**Request**
Reproduce the lines exactly, beginning with the line that has "Give me the" and ending with the line that has "import * as". Images are left out.

>> start Dataset rows

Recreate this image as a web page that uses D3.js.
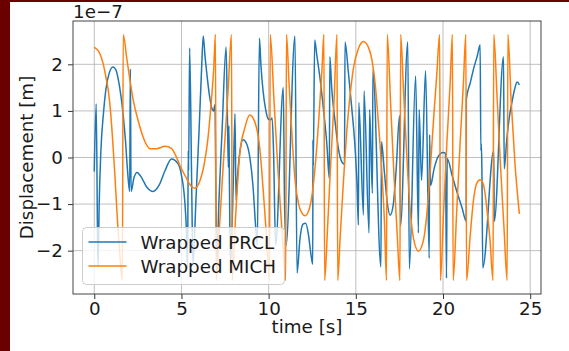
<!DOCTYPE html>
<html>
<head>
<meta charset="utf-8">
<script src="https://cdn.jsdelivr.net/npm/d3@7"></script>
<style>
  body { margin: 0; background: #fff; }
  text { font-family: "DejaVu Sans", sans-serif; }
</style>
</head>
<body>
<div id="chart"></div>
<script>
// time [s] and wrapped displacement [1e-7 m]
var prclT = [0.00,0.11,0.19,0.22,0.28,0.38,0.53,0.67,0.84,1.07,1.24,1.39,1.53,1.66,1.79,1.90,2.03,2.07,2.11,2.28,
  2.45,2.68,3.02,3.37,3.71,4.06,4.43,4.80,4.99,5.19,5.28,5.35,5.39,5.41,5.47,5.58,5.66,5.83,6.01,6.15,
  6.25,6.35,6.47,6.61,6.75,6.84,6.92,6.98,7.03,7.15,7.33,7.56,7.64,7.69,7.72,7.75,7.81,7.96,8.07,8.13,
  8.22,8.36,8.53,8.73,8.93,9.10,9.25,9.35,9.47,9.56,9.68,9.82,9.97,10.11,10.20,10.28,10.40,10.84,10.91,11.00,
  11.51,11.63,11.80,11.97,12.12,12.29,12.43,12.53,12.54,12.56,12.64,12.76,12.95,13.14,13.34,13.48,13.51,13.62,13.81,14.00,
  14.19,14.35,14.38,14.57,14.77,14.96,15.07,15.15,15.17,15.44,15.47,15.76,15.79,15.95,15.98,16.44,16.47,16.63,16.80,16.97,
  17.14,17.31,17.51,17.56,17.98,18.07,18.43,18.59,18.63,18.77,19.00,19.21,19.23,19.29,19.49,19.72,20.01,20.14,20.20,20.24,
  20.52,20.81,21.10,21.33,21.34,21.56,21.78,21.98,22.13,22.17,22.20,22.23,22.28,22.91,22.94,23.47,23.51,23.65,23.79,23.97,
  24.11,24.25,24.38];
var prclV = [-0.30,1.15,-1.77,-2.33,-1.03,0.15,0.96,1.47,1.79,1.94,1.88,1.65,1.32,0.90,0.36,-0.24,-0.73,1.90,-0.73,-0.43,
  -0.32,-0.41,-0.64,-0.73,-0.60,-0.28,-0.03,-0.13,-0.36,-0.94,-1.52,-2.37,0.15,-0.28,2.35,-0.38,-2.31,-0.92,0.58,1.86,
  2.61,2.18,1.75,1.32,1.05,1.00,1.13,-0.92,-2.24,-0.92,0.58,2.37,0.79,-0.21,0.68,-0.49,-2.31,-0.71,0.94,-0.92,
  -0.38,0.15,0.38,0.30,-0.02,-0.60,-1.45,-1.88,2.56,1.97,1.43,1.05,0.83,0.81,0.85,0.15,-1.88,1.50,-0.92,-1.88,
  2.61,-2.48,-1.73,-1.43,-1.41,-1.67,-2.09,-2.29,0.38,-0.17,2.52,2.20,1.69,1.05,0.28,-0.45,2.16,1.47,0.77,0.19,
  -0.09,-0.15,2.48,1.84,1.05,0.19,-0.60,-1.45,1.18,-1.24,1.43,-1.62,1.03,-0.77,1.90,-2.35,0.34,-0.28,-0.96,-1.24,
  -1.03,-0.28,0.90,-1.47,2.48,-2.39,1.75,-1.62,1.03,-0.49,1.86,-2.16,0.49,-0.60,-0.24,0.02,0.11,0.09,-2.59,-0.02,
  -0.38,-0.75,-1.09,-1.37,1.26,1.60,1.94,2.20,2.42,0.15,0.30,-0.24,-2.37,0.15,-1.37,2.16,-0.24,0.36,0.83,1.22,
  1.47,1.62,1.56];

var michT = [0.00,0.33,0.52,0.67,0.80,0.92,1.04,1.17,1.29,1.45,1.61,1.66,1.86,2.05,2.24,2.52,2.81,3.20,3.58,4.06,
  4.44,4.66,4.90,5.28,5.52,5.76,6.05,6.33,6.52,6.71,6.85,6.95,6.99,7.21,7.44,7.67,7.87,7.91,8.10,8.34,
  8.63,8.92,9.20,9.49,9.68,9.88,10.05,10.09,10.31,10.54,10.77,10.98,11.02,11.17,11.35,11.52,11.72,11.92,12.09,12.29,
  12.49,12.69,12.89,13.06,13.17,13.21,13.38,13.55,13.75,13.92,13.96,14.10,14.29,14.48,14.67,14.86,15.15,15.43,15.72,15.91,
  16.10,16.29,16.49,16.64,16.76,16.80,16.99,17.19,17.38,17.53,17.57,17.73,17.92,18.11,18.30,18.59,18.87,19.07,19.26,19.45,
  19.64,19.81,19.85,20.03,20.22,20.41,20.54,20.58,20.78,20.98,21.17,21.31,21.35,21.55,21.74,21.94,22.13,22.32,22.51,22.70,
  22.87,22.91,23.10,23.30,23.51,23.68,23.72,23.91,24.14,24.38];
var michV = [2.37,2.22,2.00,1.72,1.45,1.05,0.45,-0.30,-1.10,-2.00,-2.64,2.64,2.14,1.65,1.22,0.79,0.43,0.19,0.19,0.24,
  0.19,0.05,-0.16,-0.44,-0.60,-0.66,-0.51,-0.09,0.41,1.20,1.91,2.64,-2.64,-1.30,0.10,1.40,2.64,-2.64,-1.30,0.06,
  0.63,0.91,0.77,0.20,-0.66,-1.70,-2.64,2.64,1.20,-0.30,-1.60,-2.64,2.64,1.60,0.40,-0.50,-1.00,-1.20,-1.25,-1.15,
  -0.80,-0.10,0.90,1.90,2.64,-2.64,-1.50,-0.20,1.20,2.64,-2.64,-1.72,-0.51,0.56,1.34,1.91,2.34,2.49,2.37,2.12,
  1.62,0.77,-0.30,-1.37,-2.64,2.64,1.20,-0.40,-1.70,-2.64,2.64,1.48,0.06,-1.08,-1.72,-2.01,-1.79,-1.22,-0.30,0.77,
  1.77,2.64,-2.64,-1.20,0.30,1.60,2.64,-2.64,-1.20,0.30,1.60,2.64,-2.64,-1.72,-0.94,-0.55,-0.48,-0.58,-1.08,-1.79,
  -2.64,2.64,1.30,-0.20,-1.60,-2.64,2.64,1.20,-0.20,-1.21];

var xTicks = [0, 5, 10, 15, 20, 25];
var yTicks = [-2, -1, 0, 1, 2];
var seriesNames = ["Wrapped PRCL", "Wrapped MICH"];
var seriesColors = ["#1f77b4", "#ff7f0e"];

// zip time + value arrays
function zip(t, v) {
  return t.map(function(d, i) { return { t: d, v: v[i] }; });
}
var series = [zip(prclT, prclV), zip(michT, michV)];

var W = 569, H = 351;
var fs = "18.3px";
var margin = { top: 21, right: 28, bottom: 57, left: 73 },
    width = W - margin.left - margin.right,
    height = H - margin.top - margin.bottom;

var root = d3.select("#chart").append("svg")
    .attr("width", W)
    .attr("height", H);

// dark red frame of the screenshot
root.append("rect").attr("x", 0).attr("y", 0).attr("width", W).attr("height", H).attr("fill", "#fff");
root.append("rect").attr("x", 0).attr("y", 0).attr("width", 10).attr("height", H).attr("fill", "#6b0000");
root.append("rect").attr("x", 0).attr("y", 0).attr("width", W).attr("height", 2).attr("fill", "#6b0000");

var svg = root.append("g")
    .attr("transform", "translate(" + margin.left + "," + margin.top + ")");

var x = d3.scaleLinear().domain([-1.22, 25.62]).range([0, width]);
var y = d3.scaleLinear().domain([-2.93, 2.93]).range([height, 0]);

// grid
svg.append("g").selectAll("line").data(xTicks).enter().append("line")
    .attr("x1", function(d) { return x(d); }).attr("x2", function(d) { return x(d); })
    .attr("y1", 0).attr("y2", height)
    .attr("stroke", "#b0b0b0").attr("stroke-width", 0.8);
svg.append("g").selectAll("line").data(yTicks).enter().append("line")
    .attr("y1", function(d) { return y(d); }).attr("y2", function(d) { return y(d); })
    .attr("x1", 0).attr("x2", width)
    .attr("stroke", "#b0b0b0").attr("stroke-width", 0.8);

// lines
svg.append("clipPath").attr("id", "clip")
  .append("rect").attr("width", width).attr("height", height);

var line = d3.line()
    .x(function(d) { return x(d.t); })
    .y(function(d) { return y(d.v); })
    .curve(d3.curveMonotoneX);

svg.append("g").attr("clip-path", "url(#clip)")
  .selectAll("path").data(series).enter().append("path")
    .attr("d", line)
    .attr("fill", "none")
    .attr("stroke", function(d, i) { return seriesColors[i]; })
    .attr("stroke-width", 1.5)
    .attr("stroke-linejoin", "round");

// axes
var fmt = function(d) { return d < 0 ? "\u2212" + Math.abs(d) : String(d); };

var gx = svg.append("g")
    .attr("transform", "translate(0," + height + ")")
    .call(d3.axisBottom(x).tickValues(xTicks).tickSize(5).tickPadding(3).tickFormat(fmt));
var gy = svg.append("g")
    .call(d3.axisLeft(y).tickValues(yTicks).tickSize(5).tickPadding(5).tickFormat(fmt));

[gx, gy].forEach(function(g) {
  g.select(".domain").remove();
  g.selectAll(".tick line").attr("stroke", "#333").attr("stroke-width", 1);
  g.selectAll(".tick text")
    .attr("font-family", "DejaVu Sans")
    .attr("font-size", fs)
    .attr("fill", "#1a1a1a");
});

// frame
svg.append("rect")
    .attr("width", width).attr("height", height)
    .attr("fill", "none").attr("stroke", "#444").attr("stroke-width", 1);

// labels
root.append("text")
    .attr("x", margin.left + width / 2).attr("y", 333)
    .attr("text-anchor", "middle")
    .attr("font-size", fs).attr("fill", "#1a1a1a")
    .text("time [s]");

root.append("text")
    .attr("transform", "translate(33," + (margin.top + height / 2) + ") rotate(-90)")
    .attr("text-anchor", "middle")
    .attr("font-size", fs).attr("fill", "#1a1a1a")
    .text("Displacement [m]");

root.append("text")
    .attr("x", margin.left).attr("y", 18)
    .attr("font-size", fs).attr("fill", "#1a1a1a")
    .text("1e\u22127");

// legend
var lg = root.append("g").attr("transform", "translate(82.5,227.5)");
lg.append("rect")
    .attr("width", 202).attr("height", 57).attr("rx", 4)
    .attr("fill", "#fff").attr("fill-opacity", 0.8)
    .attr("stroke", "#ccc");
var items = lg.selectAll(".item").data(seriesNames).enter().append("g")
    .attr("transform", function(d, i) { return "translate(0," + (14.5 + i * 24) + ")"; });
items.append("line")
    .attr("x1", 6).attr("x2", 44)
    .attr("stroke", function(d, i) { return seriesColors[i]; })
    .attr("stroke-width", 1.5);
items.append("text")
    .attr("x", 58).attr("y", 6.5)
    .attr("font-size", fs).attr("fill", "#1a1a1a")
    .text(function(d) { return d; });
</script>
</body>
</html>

>> end Dataset rows
>> start Dataset rows

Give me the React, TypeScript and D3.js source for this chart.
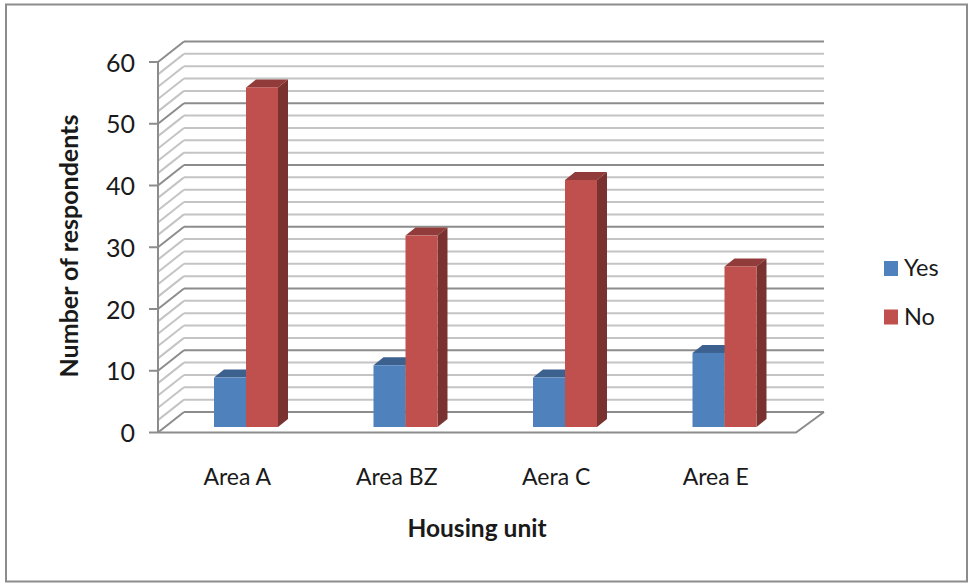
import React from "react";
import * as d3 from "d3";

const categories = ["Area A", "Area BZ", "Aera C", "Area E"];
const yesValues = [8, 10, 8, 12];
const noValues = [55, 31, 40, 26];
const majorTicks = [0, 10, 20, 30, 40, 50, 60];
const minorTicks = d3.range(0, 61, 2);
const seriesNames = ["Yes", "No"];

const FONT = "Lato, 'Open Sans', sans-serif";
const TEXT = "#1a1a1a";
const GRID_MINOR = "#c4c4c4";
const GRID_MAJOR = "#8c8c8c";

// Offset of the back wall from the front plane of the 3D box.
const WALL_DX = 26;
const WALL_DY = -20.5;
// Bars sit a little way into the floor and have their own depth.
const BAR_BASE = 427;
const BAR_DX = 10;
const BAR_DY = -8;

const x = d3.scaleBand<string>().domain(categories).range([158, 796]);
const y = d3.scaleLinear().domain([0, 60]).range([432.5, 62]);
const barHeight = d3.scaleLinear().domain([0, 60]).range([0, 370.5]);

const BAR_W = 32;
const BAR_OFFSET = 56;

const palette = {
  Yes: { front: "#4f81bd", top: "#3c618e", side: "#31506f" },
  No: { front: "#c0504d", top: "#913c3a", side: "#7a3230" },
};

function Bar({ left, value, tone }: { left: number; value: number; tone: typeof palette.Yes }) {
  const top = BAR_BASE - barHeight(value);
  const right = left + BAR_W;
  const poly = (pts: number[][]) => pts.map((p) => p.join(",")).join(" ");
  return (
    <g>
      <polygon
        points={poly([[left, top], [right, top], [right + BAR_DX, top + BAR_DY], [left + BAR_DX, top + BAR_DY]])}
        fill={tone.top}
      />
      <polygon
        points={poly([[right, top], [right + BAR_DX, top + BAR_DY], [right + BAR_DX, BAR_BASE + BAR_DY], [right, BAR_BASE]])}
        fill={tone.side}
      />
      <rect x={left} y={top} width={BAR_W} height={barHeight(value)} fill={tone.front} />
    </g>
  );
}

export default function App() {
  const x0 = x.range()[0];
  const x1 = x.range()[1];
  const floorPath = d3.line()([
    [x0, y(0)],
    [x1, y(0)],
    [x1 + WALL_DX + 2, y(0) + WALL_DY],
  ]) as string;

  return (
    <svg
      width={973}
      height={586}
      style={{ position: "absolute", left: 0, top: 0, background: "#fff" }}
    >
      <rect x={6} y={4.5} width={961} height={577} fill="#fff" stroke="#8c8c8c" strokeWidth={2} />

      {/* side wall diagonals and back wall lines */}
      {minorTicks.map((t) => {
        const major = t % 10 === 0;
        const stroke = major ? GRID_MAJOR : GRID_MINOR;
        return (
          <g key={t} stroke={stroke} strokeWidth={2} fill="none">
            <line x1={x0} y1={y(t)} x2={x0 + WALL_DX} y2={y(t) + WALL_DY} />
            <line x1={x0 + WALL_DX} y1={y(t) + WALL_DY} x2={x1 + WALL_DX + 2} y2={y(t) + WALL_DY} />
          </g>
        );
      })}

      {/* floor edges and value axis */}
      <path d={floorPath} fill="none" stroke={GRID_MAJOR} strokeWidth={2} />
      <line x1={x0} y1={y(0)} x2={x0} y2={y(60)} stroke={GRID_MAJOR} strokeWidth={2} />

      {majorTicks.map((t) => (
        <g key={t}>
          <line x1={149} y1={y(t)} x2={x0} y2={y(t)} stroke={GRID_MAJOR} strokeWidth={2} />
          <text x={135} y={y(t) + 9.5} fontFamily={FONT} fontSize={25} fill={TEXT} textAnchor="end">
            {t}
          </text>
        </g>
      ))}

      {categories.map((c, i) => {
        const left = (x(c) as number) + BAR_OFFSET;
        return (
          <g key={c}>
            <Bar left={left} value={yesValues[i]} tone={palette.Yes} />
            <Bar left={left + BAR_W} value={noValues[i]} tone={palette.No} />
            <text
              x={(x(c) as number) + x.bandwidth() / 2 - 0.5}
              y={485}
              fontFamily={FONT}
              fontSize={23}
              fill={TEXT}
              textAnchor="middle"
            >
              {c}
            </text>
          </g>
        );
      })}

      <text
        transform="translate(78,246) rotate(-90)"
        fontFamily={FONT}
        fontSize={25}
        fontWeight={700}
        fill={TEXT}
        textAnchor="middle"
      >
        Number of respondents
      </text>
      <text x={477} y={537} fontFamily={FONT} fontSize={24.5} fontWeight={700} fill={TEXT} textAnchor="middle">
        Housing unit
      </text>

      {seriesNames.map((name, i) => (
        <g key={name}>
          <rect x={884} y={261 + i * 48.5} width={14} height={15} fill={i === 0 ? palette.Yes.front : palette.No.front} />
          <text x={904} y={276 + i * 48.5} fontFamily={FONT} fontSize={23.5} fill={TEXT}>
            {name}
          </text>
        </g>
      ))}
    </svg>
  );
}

>> end Dataset rows

**Solution for this problem**
Give me the React, TypeScript and D3.js source for this chart.
import React from "react";
import * as d3 from "d3";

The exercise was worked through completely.